Par ailleurs, la France dispose, de par sa surface maritime, d'une position privilégiée sur la scène internationale. Les mers et les océans sont une source de richesse et d'opportunités économiques nouvelles, mais ils sont également le lieu de menaces nouvelles et d'une compétition acharnée entre des États aux capacités d'action en pleine croissance.

Cela implique que la France soit capable d'affirmer sa souveraineté. Les tensions juridiques et militaires générées par la volonté de certains États d'étendre ou de contester les limites de leurs eaux territoriales ou de leurs zones économiques exclusives témoignent de l'importance stratégique et économique des espaces maritimes.

L'économie française est aujourd'hui totalement dépendante de ces flux maritimes. L'essentiel de nos approvisionnements en énergies fossiles, matières premières et produits finis qui transitent par voie maritime est exposé aux blocus, à la piraterie, aux actions terroristes et au trafic de drogue. L'exploitation des gisements offshore, les approches maritimes et les infrastructures critiques – ports industriels et terminaux pétroliers – doivent faire l'objet d'une surveillance permanente de la marine nationale. La maritimisation implique une concentration d'intérêts stratégiques. Cette réalité se traduit par un accroissement continu des missions de la marine, alors que ses moyens capacitaires sont tout juste constants.

Le maritime est un enjeu économique majeur pour la France. Avec 1 500 milliards d'euros et un deuxième rang mondial, ce secteur assure en Europe deux millions d'emplois directs. L'économie maritime sera l'un des moteurs de la réindustrialisation et de la création d'emplois qualifiés. Aux côtés de secteurs innovants en plein développement, le naval de défense, budget d'investissement public par excellence, est au coeur de cette croissance bleue.

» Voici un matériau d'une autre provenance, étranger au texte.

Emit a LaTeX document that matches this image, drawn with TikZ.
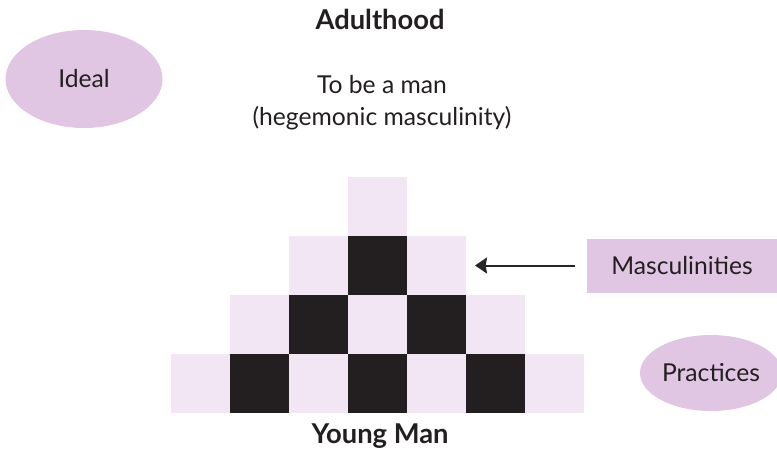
\documentclass[tikz,border=0pt]{standalone}
\usepackage{fontspec}
\setmainfont{Lato}
\usetikzlibrary{shapes.geometric,arrows.meta}
\begin{document}
\begin{tikzpicture}[x=0.75pt,y=-0.75pt,
  label text/.style={font=\fontsize{18.5}{24}\selectfont, text={rgb,255:red,35;green,31;blue,32}},
  title text/.style={font=\fontsize{20.5}{24}\selectfont\bfseries, text={rgb,255:red,35;green,31;blue,32}},
  pink shape/.style={fill={rgb,255:red,225;green,198;blue,228}, label text, inner sep=0pt}]
% Pyramid of cells, 59px per cell
\def\cellsz{44.25pt}
\providecommand{\pyrLightColor}{rgb,255:red,243;green,230;blue,244}
\providecommand{\pyrDarkColor}{rgb,255:red,35;green,31;blue,32}
\useasboundingbox (0,0) rectangle (777,451);
\begin{scope}[shift={(171,413)}, x=\cellsz, y=\cellsz]
  % Light cells
  \begin{scope}[fill=\pyrLightColor]
    \fill (0,0) rectangle ++(1,1);
    \fill (2,0) rectangle ++(1,1);
    \fill (4,0) rectangle ++(1,1);
    \fill (6,0) rectangle ++(1,1);
    \fill (1,1) rectangle ++(1,1);
    \fill (3,1) rectangle ++(1,1);
    \fill (5,1) rectangle ++(1,1);
    \fill (2,2) rectangle ++(1,1);
    \fill (4,2) rectangle ++(1,1);
    \fill (3,3) rectangle ++(1,1);
  \end{scope}
  % Dark cells
  \begin{scope}[fill=\pyrDarkColor]
    \fill (1,0) rectangle ++(1,1);
    \fill (3,0) rectangle ++(1,1);
    \fill (5,0) rectangle ++(1,1);
    \fill (2,1) rectangle ++(1,1);
    \fill (4,1) rectangle ++(1,1);
    \fill (3,2) rectangle ++(1,1);
  \end{scope}
  \coordinate (rowedge) at (5,2.5);
\end{scope}
% Labels
\node[title text] (adult) at (380,19) {Adulthood};
\node[label text, align=center] (ideal text) at (382,103) {To be a man\\(hegemonic masculinity)};
\node[title text] (young) at (380,436) {Young Man};
\node[pink shape, ellipse, minimum width=157*0.75pt, minimum height=98*0.75pt] (ideal) at (84,79) {Ideal};
\node[pink shape, rectangle, minimum width=190*0.75pt, minimum height=54*0.75pt] (masc) at (682,265.5) {Masculinities};
\node[pink shape, ellipse, minimum width=142*0.75pt, minimum height=76*0.75pt] (practices) at (711,373) {Practices};
% Arrow to the second row
\coordinate (masctip) at ([xshift=6.75pt]rowedge);
\draw[line width=1.5pt, draw=black!85, -{Stealth[length=9pt,width=12pt,inset=1pt]}]
  ([xshift=-9pt]masc.west |- masctip) -- (masctip);
\end{tikzpicture}
\end{document}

La mer est devenue le terrain de la compétition économique internationale : en témoigne la lutte pour l'accès aux ressources halieutiques et aux ressources minières des fonds marins.

Les océans sont un grenier énergétique, pharmaceutique, cosmétique et alimentaire. Ces opportunités et ces potentiels de développement représentent par ailleurs de véritables gisements d'emplois et d'activités économiques. C'est un autre enjeu de première importance, compte tenu des missions assurées par l'IFREMER, l'Institut de recherche pour le développement et le CNRS.

La politique maritime, c'est aussi la protection de l'environnement. Il faut faire de la préservation de l'environnement un atout du développement et y associer la gestion durable de notre planète.

La politique maritime de la France doit donc être volontariste : c'est une politique nécessaire et rentable en termes de retour sur investissement.

Monsieur le ministre, la prochaine loi de programmation militaire indiquera le niveau de l'effort que la France est disposée à fournir pour garantir ce volet fondamental de sa souveraineté et de sa sécurité. Dites-nous si la France est préparée à relever ces défis et à éviter ainsi un décrochage stratégique, vis-à-vis notamment des grands pays émergents.